Nashville based singer-songwriter fails to build on promising debut with sophomore offering.
Taylor Alexander burst on to the scene back in 2019 with his debut album, ‘Good Old Fashioned Pain’, delivering a brand of outlaw country music that lay comfortably within the genres boundaries and received plaudits from across the Americana community. However, as the saying goes, timing is everything, and unfortunately just as momentum was being gathered 2020 saw the the world put on pause and the time to perform and promote was replaced by a time to retreat and reflect, and possibly write. It is from this place and the upheaval within his own personal universe that form the basis for Alexander’s sophomore album, ‘Hymns For A Hollow Earth’.
The album opens quietly, piano and strings acting as a gentle conduit for ‘The Earth Is Hollow’, as Alexander reminds us that, “Everything looks fine if you don’t look to close”, which at first implies the chance of something deeper possibly darker beneath the surface, alas, only to conclude that in fact everything is hollow.

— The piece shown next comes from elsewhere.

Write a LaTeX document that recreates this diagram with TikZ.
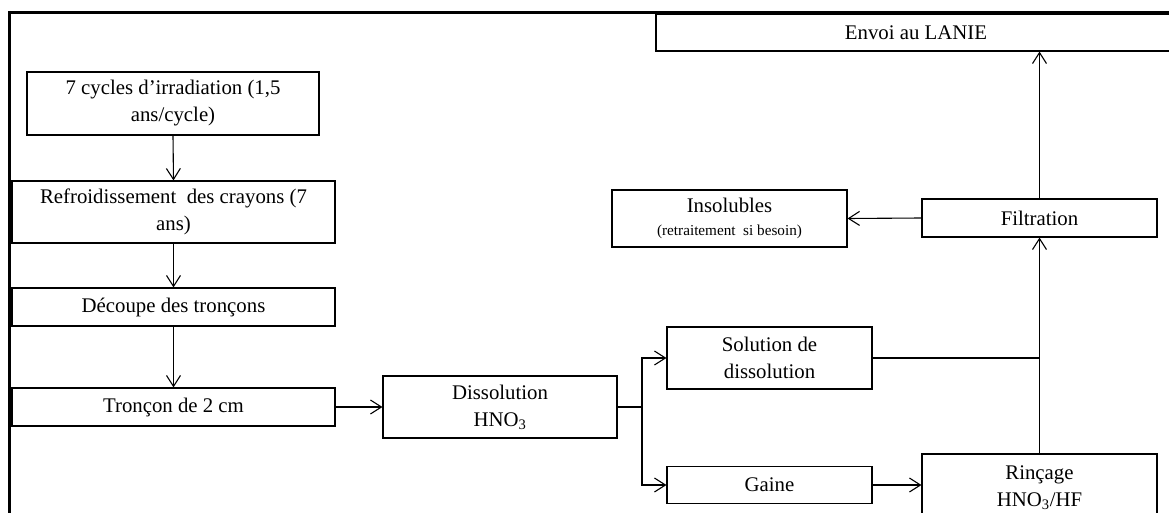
\documentclass[tikz,border=0pt]{standalone}
\usepackage{fontspec}
\setmainfont{Liberation Serif}
\usetikzlibrary{arrows.meta}
\begin{document}
\begin{tikzpicture}[x=1pt,y=-1pt,
  box/.style={draw,line width=1.1pt,inner sep=0pt,align=center,
    font=\fontsize{20.8}{27}\selectfont},
  arr/.style={line width=1.1pt,-{Straight Barb[length=11pt,width=14pt,line width=1.1pt]}},
  link/.style={line width=1.1pt},
  frame/.style={line width=3pt}]
\useasboundingbox (0,0) rectangle (1169,513);
\clip (0,0) rectangle (1169,513);
% outer frame (top and left edges)
\draw[frame] (8,12.5) -- (1175,12.5);
\draw[frame] (9.5,11) -- (9.5,520);
% left column
\node[box,minimum width=292pt,minimum height=63pt] (cyc) at (173,103.5)
  {7 cycles d’irradiation (1,5\\ans/cycle)};
\node[box,minimum width=323pt,minimum height=62pt] (refr) at (173.5,212)
  {Refroidissement\ \ des crayons (7\\ans)};
\node[box,minimum width=323pt,minimum height=38pt] (dec) at (173.5,307)
  {Découpe des tronçons};
\node[box,minimum width=323pt,minimum height=38pt] (tron) at (173.5,407)
  {Tronçon de 2 cm};
% dissolution and its products
\node[box,minimum width=234pt,minimum height=62pt] (diss) at (500,407)
  {Dissolution\\HNO\textsubscript{3}};
\node[box,minimum width=205pt,minimum height=62pt] (sol) at (769.5,358)
  {Solution de\\dissolution};
\node[box,minimum width=205pt,minimum height=37pt] (gaine) at (769.5,485)
  {Gaine};
\node[box,minimum width=235pt,minimum height=68pt] (rinc) at (1039.5,488)
  {Rinçage\\HNO\textsubscript{3}/HF};
% filtration and outputs
\node[box,minimum width=235pt,minimum height=38pt] (filt) at (1039.5,218)
  {Filtration};
\node[box,minimum width=235pt,minimum height=57pt] (ins) at (729.5,218.5)
  {Insolubles\\[-4pt]{\fontsize{15.2}{18}\selectfont (retraitement\ \ si besoin)}};
\node[box,minimum width=520pt,minimum height=37pt] (envoi) at (916,32.5)
  {Envoi au LANIE};
% junction points
\coordinate (j) at (642,407);
\coordinate (k) at (rinc.north |- sol.east);
% connectors
\draw[arr] (cyc.south) -- (refr.north);
\draw[arr] (refr.south) -- (dec.north);
\draw[arr] (dec.south) -- (tron.north);
\draw[arr] (tron.east) -- (diss.west);
\draw[link] (diss.east) -- (j);
\draw[arr] (j) |- (sol.west);
\draw[arr] (j) |- (gaine.west);
\draw[arr] (gaine.east) -- (rinc.west |- gaine.east);
\draw[link] (sol.east) -- (k);
\draw[arr] (rinc.north) -- (filt.south);
\draw[arr] (filt.north) -- (filt.north |- envoi.south);
\draw[arr] (filt.west) -- (ins.east);
\end{tikzpicture}
\end{document}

This sense of emptiness and loss permeates through out the album, witnessed again on the second track, ‘Fences’, the first promotional single. Here the pace remains sedate, a drum loop replaces the piano of the opening track, while the subject matter evolves around the breakup of Alexander’s parents thirty year marriage. Clearly an emotive topic, lines like, “Every stone you throw is helping to build a wall”, offer not just a brief glimpse into the obvious turmoil and heartache but also the lyrical possibilities that unfortunately are not pursued, as if Alexander is reluctant to reveal anymore than the surface scars or run the risk of taking sides. All the while the musical landscape is drifting further from the familiar waters of the debut album.
‘Born With A Broken Heart’ does at least up the tempo, with a radio friendly ambiance, but lacks in conviction and is littered with rather banal cliches, while ‘Unmarked Graves’ opens with the line, ‘What’s the point of trying’, and continues with the negative vibe. It’s clear by now that creating an overall mood for the album was high on the priority list, and producer, Brendan St Gelais, who incidentally was at the helm for the debut, has certainly helped to create a musical landscape that reflects Alexander’s disposition. The album continues in a similar vain rarely changing either in tempo or emotion, with tracks such as ‘Nothing Makes Me Happy Anymore’ and ‘It’s Hard To Be Happy’ simply emphasising the creeping malaise. The mood finally lifts on the the last track, ‘One Day I’m Gonna Let Go’, where simple arpeggiated notes picked on an acoustic guitar support a relatively more positive outlook as Alexander sings, “Nothing Broken Stays. Hey, Maybe that’s okay”.
The difficulty of the second album is well documented. Too often acts play safe and stick to a formula that’s previously worked, rather than be brave and choose the riskier path of artistic growth, therefore such ambition should be applauded. However, choosing the path least travelled comes with numerous pitfalls, where a lack of familiar surroundings, road signs and white lines can soon leave an artist lost, adrift, lacking any clear identity or direction. To create your own, “genreless space”, requires not only great vision, but also great heart and commitment, and here Alexander has chosen to play too safe, not for commercial gain or to broaden his appeal but simply not brave enough to fully explore the inner depths of his personal journey that he is offering to share leaving the listener emotionally unsatisfied and slightly frustrated. Gone is the confident swagger that so embellished the debut album, replaced here with a real sense of insecurity and fragility. There is no doubting the intimate sincerity Alexander brings to each song but the repetitive theme only tends to numb whilst any dark humour is lost in the delivery.
The hope will be that this is an album that Alexander needed to make to exorcise the difficulties of the last few years, thus enabling him to move forward, both in his own personal life as well as artistically so that a third album can be a little more cohesive, delivered with a little more conviction.